Syracuse started the season well on defense, sputtered in the midseason and has tightened up a lot over the last few games. While it is true that they have given up around 11 goals a game, they have held opponents below double digits in eight out of 18 contests this year, including two straight to finish the regular season.
The Orange defense is anchored by senior defender Kaeli O'Connor who has 11 caused turnovers and 40 ground balls this year, junior defender Kathy Rudkin who has nine caused turnovers and 28 ground balls, sophomore defender Alexa Radziewicz with 16 caused turnovers and 15 ground balls and junior defender Mia DiBello with 11 caused turnovers and 20 ground balls. Wallon and Merola, in addition to their offensive abilities, also have 20 caused turnovers/31 ground balls and 10 caused turnovers/19 ground balls respectively.
Freshman goalie Asa Goldstock is 51st in the country with a 44% save rate and averages around eight saves a game, plus has 11 caused turnovers and 40 ground balls. In her last four games, Goldstock has improved considerably with a 50% save rate (34 goals allowed versus 36 saves).
Virginia Tech's leaders are McGinley with 89 draw controls (28th in the country with around five per game) and Glatthorn with 41. Syracuse's leader by far is freshman defender/draw specialist Morgan Widner, who has 141 draw controls on the year and is fifth in the country with almost eight per game.
The Orange lead the series 8-0 which includes both Big East and ACC play. The Hokies joined the Big East for four years (2001-2004) before leaving for the ACC in 2005, during which time Syracuse won all four contests. After a nine-year hiatus, the two teams started facing each other again when the Orange joined Virginia Tech in the ACC and the pattern has repeated with Syracuse taking all four games.
However, this year's drama in Syracuse was much different than the lopsided contests of years past (SU won the previous seven games by an average over 16-6). The Hokies responded to a quick pair of Orange goals in the first couple of minutes of the game and surged ahead, leading 7-4 very early in the second half. The 'Cuse would make a run of their own and tied the game at 8 with about 20 minutes left.

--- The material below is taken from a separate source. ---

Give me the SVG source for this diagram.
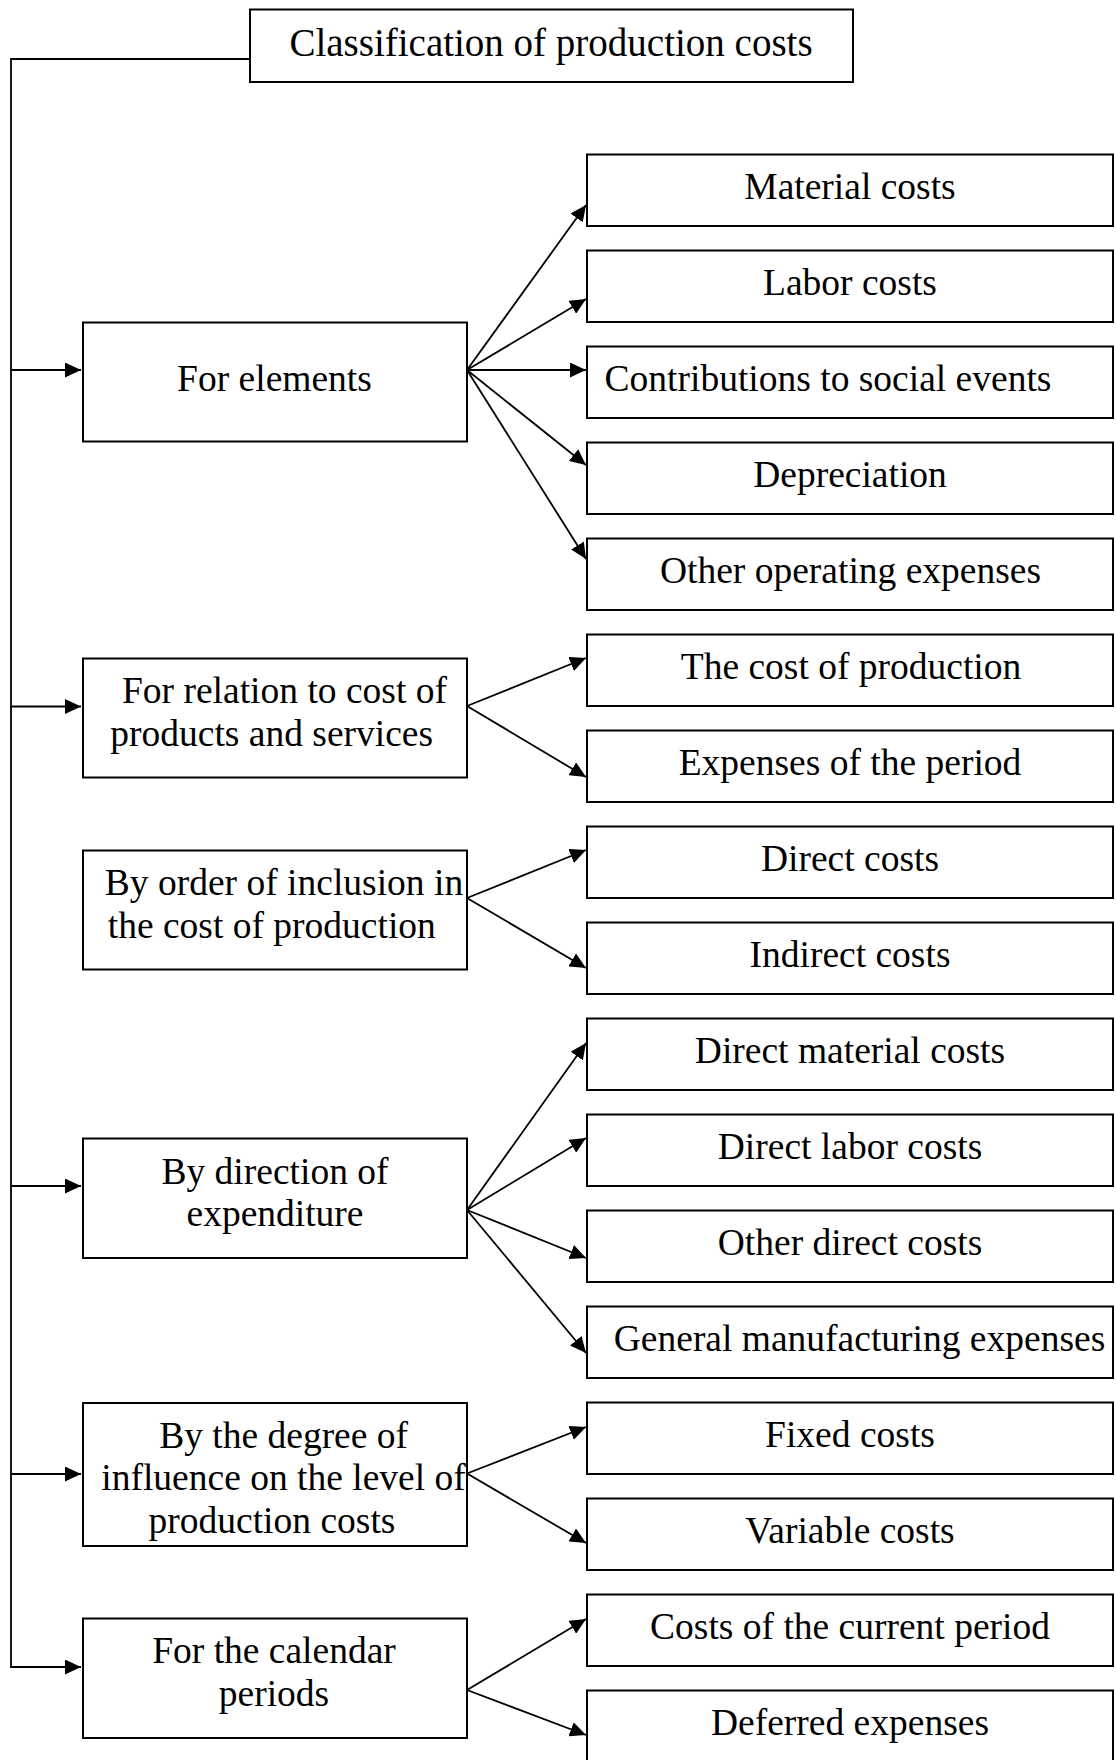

Syracuse eventually pulled out to an 11-9 lead with six and a half minutes reaining and it seemed like the Orange had the game in hand. However, Virginia Tech cut the lead to one with 1:45 left and Caskey scored the tying goal on a free position shot with just four ticks on the clock. In overtime, Rahal fired a free position shot past Graham almost 90 seconds in to give Syracuse a thrilling 12-11 victory.